Audubon Lake has one hundred islands, which provide nesting habitat for birds. Another 3020 acre consists of wetlands crucial to numerous bird and mammal species. Of particular interest are the Baird's sparrow and Le Conte's sparrow, which nest here in enormous numbers during the late spring and summer. Between 1956 and 2007, 246 bird species have been documented. Additionally, 34 mammal species, five reptile species, four amphibian species, and 37 fish species have been observed.

==Activities==
Audubon National Wildlife Refuge features a visitor center with exhibits on prairie wetland and grassland habitats; migratory birds, night life of the Refuge, John James Audubon, and the history of the refuge. There is also a gift shop. Outside the visitor center is a 1-mile, self-guided gravel trail through grasslands and along wetlands. The center is located 3 miles north of Coleharbor, North Dakota.

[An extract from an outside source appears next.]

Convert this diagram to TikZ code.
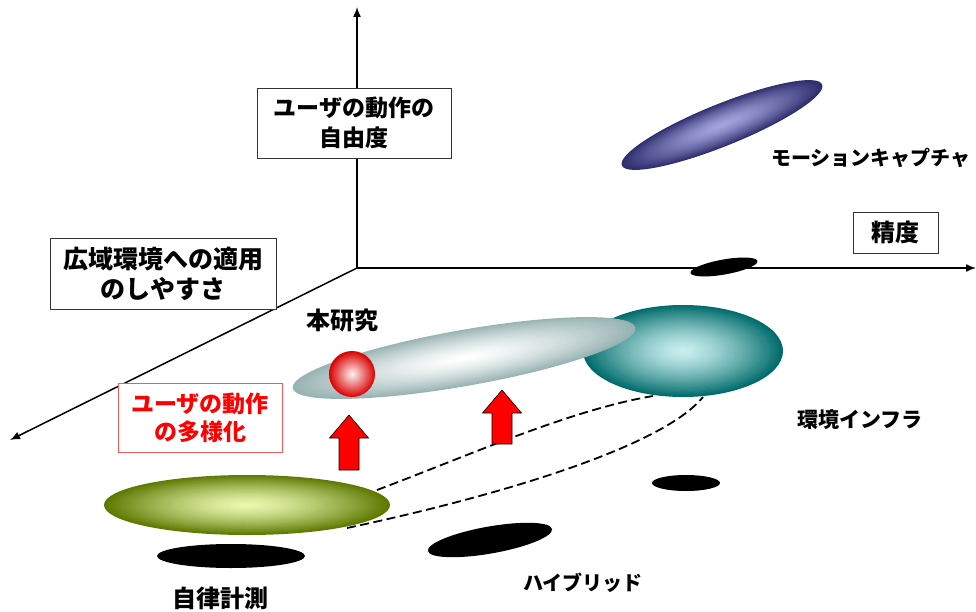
\documentclass[tikz,border=0pt]{standalone}
\usepackage{fontspec}
\setmainfont{Noto Sans CJK JP}
\usetikzlibrary{arrows.meta}
\definecolor{navyO}{HTML}{2E2E6E}
\definecolor{navyI}{HTML}{A4A4DE}
\definecolor{paleO}{HTML}{98B3B3}
\definecolor{paleI}{HTML}{FFFFFF}
\definecolor{tealO}{HTML}{006B6B}
\definecolor{tealI}{HTML}{C8EEEE}
\definecolor{oliveO}{HTML}{5E7800}
\definecolor{oliveI}{HTML}{E8F8B0}
\definecolor{boxred}{HTML}{F05A5A}
\newcommand{\gradell}[7]{%
  \begin{scope}[shift={(#1,#2)}, rotate=#5]
    \foreach \gk in {0,...,40}{%
      \pgfmathsetmacro{\gs}{1-\gk/40}%
      \pgfmathtruncatemacro{\gp}{100*(\gs)^1.4}%
      \fill[#6!\gp!#7] (0,0) ellipse ({#3*\gs} and {#4*\gs});
    }
  \end{scope}}
\tikzset{
  lbl/.style={font=\bfseries\fontsize{24}{30}\selectfont, inner sep=0pt, align=center},
  box/.style={draw=black!80, line width=0.8pt, fill=white, inner sep=0pt, align=center},
  axis/.style={line width=1.5pt, -{Latex[length=10pt,width=8pt]}},
  dashcurve/.style={line width=1.8pt, dash pattern=on 9pt off 4.5pt},
  uparrow/.style={fill=red, draw=black, line width=0.6pt},
  shadow/.style={fill=black}
}
\begin{document}
\begin{tikzpicture}[x=1pt, y=-1pt]
\useasboundingbox (0,0) rectangle (976,612);
% axes
\coordinate (O) at (357,268);
\coordinate (Ytop) at (357,7);
\coordinate (Xend) at (976,268);
\coordinate (Zend) at (10,440);
\draw[axis] (O) -- (Ytop);
\draw[axis] (O) -- (Xend);
\draw[axis] (O) -- (Zend);
% axis label boxes
\node[box, minimum width=194pt, minimum height=70pt, font=\bfseries\fontsize{23}{30}\selectfont] (b1) at (354,123) {ユーザの動作の\\自由度};
\node[box, minimum width=226pt, minimum height=71pt, font=\bfseries\fontsize{25}{30}\selectfont] (b2) at (163,273.5) {広域環境への適用\\のしやすさ};
\node[box, minimum width=85pt, minimum height=41pt, font=\bfseries\fontsize{24}{30}\selectfont] (b3) at (895.5,232.5) {精度};
% shadows
\fill[shadow, rotate around={10:(724,267)}] (724,267) ellipse (34 and 7.5);
\fill[shadow] (231,556) ellipse (74 and 12);
\fill[shadow, rotate around={10:(490,540)}] (490,540) ellipse (63 and 13.5);
\fill[shadow] (686,483) ellipse (34 and 8);
% dashed hybrid region
\coordinate (gU) at (377,490);
\coordinate (tU) at (653,396);
\coordinate (gL) at (347,528);
\coordinate (tL) at (703,397);
\draw[dashcurve] (gU) .. controls (470,455) and (570,410) .. (tU);
\draw[dashcurve] (gL) .. controls (480,500) and (660,450) .. (tL);
% ellipses
\gradell{722}{125}{108}{21}{22}{navyO}{navyI}
\gradell{683}{351}{100}{46}{0}{tealO}{tealI}
\gradell{464}{358}{174}{28}{10}{paleO}{paleI}
\gradell{247}{505}{143}{30}{0}{oliveO}{oliveI}
% red ball
\shade[inner color=red!5, outer color=red!85!black] (352,374) circle (23);
% red arrows
\draw[uparrow] (349,415) -- (368.5,438) -- (359,438) -- (359,470) -- (339,470) -- (339,438) -- (329.5,438) -- cycle;
\draw[uparrow] (502,390) -- (521.5,413) -- (512,413) -- (512,444) -- (492,444) -- (492,413) -- (482.5,413) -- cycle;
% labels
\node[lbl, font=\bfseries\fontsize{20}{24}\selectfont] (mocap) at (871,158) {モーションキャプチャ};
\node[lbl] (honken) at (342,320) {本研究};
\node[lbl, font=\bfseries\fontsize{21}{24}\selectfont] (infra) at (860,420) {環境インフラ};
\node[lbl] (jiritsu) at (220,598) {自律計測};
\node[lbl, font=\bfseries\fontsize{20}{24}\selectfont] (hybrid) at (583,583) {ハイブリッド};
\node[box, draw=boxred, text=red, minimum width=164pt, minimum height=69pt, font=\bfseries\fontsize{23}{28}\selectfont] (tayou) at (200,417.5) {ユーザの動作\\の多様化};
\end{tikzpicture}
\end{document}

There is an 8-mile gravel auto tour route that winds along the south shoreline of Lake Audubon. Visitors can also use the photography blind to observe or take photographs of birds on a quiet bay of Lake Audubon.

The refuge is open to hunting for deer, pheasant, grouse, and partridge. Since late 2020, it has hosted a 14-mile segment of the 4,600-mile North Country National Scenic Trail - the nation's longest hiking trail. The NCT through Audubon crosses a diversity of habitats and features numerous access points. Ice fishing is permitted in the winter.